▶ **PROBLEM**
Reproduce the listing word for word. Skip any image.

▶ **MATERIAL PROVIDED**
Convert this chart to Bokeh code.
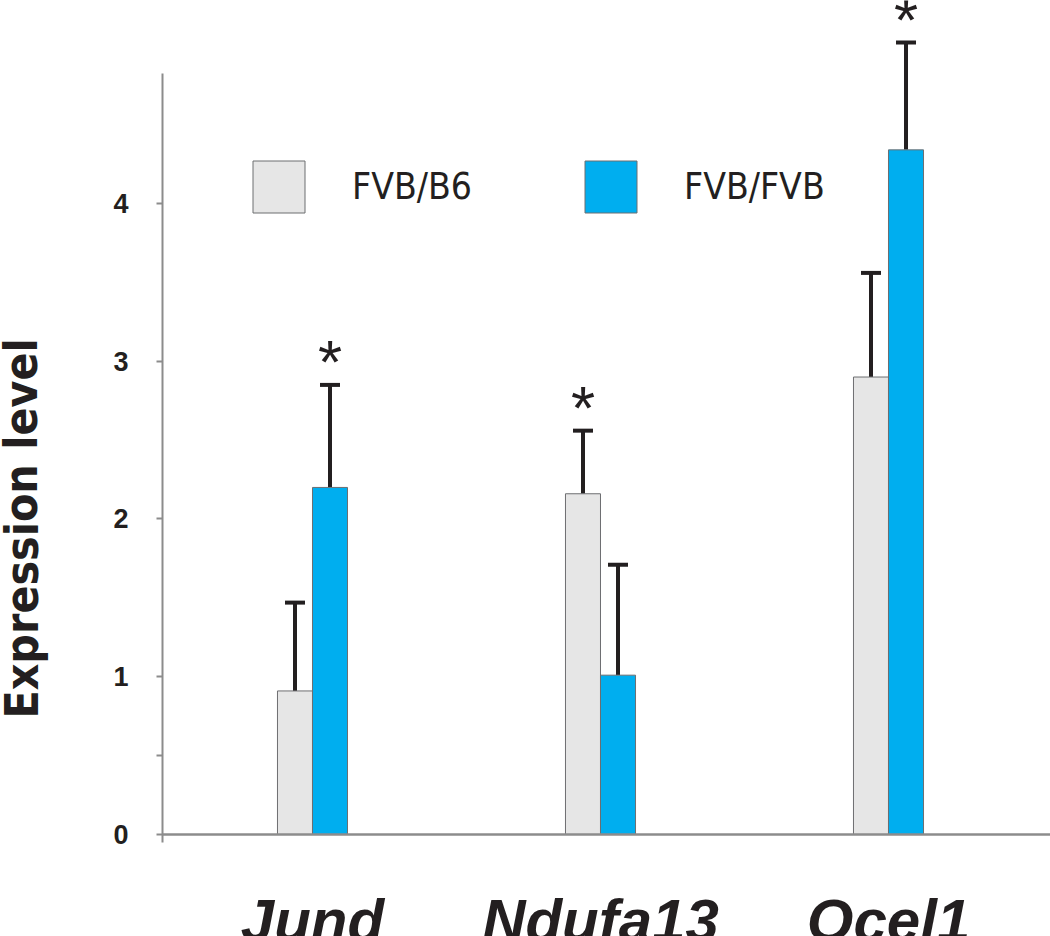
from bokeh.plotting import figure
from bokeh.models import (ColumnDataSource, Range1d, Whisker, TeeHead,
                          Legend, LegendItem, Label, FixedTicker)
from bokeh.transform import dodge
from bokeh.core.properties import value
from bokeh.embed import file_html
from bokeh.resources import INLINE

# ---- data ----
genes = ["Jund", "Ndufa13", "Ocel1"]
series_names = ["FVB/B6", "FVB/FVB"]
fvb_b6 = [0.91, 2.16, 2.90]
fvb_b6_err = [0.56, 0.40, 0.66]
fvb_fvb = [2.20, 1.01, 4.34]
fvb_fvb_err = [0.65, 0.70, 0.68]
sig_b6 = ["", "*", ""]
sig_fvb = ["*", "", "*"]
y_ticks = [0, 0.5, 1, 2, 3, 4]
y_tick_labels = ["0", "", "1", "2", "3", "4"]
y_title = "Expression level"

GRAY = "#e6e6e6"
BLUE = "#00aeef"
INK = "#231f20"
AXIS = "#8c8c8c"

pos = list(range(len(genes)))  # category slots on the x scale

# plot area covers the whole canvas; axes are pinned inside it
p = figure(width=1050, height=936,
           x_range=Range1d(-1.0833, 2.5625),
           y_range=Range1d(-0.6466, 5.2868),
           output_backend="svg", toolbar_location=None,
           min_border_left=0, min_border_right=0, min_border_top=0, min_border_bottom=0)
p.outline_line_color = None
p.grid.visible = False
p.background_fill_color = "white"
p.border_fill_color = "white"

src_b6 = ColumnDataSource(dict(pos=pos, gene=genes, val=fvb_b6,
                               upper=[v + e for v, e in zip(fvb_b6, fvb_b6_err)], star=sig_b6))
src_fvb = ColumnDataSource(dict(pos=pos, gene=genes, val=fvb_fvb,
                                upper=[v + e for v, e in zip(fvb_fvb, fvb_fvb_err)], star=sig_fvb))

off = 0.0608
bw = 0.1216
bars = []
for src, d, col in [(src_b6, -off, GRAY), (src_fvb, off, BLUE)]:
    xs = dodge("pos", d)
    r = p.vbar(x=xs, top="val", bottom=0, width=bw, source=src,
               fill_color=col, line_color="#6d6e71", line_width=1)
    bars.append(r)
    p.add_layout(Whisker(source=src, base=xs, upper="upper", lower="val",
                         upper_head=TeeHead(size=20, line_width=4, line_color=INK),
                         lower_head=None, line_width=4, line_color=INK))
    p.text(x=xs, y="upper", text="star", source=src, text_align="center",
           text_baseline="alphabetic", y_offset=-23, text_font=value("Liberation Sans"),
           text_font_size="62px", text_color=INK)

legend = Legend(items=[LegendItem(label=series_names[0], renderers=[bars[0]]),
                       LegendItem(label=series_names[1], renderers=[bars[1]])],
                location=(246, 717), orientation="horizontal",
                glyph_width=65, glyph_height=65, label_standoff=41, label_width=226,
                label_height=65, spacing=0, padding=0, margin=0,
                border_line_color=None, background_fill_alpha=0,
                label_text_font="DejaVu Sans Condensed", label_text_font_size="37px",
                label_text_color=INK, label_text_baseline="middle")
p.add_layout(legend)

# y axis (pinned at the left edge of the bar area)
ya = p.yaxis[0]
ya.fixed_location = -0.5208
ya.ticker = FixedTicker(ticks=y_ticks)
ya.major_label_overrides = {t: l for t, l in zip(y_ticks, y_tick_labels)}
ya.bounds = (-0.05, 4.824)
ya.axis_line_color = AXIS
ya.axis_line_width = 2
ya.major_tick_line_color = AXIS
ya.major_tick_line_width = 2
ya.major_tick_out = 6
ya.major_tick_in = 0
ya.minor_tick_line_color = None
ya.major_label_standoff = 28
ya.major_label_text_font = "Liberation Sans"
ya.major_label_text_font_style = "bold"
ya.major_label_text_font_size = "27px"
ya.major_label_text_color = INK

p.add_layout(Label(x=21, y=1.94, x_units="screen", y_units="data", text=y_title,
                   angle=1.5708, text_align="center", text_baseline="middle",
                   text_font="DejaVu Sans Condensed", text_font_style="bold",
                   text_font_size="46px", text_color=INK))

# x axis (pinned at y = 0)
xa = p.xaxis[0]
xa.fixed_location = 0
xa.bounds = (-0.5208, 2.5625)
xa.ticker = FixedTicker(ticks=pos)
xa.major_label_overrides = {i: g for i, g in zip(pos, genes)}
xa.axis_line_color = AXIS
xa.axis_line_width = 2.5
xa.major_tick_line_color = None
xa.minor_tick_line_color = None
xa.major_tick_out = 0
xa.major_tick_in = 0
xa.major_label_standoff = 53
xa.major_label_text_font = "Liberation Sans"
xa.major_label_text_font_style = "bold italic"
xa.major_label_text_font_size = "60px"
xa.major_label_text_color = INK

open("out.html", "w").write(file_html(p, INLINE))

▶ **RESPONSE**
Convert this chart to Bokeh code.
from bokeh.plotting import figure
from bokeh.models import (ColumnDataSource, Range1d, Whisker, TeeHead,
                          Legend, LegendItem, Label, FixedTicker)
from bokeh.transform import dodge
from bokeh.core.properties import value
from bokeh.embed import file_html
from bokeh.resources import INLINE

# ---- data ----
genes = ["Jund", "Ndufa13", "Ocel1"]
series_names = ["FVB/B6", "FVB/FVB"]
fvb_b6 = [0.91, 2.16, 2.90]
fvb_b6_err = [0.56, 0.40, 0.66]
fvb_fvb = [2.20, 1.01, 4.34]
fvb_fvb_err = [0.65, 0.70, 0.68]
sig_b6 = ["", "*", ""]
sig_fvb = ["*", "", "*"]
y_ticks = [0, 0.5, 1, 2, 3, 4]
y_tick_labels = ["0", "", "1", "2", "3", "4"]
y_title = "Expression level"

GRAY = "#e6e6e6"
BLUE = "#00aeef"
INK = "#231f20"
AXIS = "#8c8c8c"

pos = list(range(len(genes)))  # category slots on the x scale

# plot area covers the whole canvas; axes are pinned inside it
p = figure(width=1050, height=936,
           x_range=Range1d(-1.0833, 2.5625),
           y_range=Range1d(-0.6466, 5.2868),
           output_backend="svg", toolbar_location=None,
           min_border_left=0, min_border_right=0, min_border_top=0, min_border_bottom=0)
p.outline_line_color = None
p.grid.visible = False
p.background_fill_color = "white"
p.border_fill_color = "white"

src_b6 = ColumnDataSource(dict(pos=pos, gene=genes, val=fvb_b6,
                               upper=[v + e for v, e in zip(fvb_b6, fvb_b6_err)], star=sig_b6))
src_fvb = ColumnDataSource(dict(pos=pos, gene=genes, val=fvb_fvb,
                                upper=[v + e for v, e in zip(fvb_fvb, fvb_fvb_err)], star=sig_fvb))

off = 0.0608
bw = 0.1216
bars = []
for src, d, col in [(src_b6, -off, GRAY), (src_fvb, off, BLUE)]:
    xs = dodge("pos", d)
    r = p.vbar(x=xs, top="val", bottom=0, width=bw, source=src,
               fill_color=col, line_color="#6d6e71", line_width=1)
    bars.append(r)
    p.add_layout(Whisker(source=src, base=xs, upper="upper", lower="val",
                         upper_head=TeeHead(size=20, line_width=4, line_color=INK),
                         lower_head=None, line_width=4, line_color=INK))
    p.text(x=xs, y="upper", text="star", source=src, text_align="center",
           text_baseline="alphabetic", y_offset=-23, text_font=value("Liberation Sans"),
           text_font_size="62px", text_color=INK)

legend = Legend(items=[LegendItem(label=series_names[0], renderers=[bars[0]]),
                       LegendItem(label=series_names[1], renderers=[bars[1]])],
                location=(246, 717), orientation="horizontal",
                glyph_width=65, glyph_height=65, label_standoff=41, label_width=226,
                label_height=65, spacing=0, padding=0, margin=0,
                border_line_color=None, background_fill_alpha=0,
                label_text_font="DejaVu Sans Condensed", label_text_font_size="37px",
                label_text_color=INK, label_text_baseline="middle")
p.add_layout(legend)

# y axis (pinned at the left edge of the bar area)
ya = p.yaxis[0]
ya.fixed_location = -0.5208
ya.ticker = FixedTicker(ticks=y_ticks)
ya.major_label_overrides = {t: l for t, l in zip(y_ticks, y_tick_labels)}
ya.bounds = (-0.05, 4.824)
ya.axis_line_color = AXIS
ya.axis_line_width = 2
ya.major_tick_line_color = AXIS
ya.major_tick_line_width = 2
ya.major_tick_out = 6
ya.major_tick_in = 0
ya.minor_tick_line_color = None
ya.major_label_standoff = 28
ya.major_label_text_font = "Liberation Sans"
ya.major_label_text_font_style = "bold"
ya.major_label_text_font_size = "27px"
ya.major_label_text_color = INK

p.add_layout(Label(x=21, y=1.94, x_units="screen", y_units="data", text=y_title,
                   angle=1.5708, text_align="center", text_baseline="middle",
                   text_font="DejaVu Sans Condensed", text_font_style="bold",
                   text_font_size="46px", text_color=INK))

# x axis (pinned at y = 0)
xa = p.xaxis[0]
xa.fixed_location = 0
xa.bounds = (-0.5208, 2.5625)
xa.ticker = FixedTicker(ticks=pos)
xa.major_label_overrides = {i: g for i, g in zip(pos, genes)}
xa.axis_line_color = AXIS
xa.axis_line_width = 2.5
xa.major_tick_line_color = None
xa.minor_tick_line_color = None
xa.major_tick_out = 0
xa.major_tick_in = 0
xa.major_label_standoff = 53
xa.major_label_text_font = "Liberation Sans"
xa.major_label_text_font_style = "bold italic"
xa.major_label_text_font_size = "60px"
xa.major_label_text_color = INK

open("out.html", "w").write(file_html(p, INLINE))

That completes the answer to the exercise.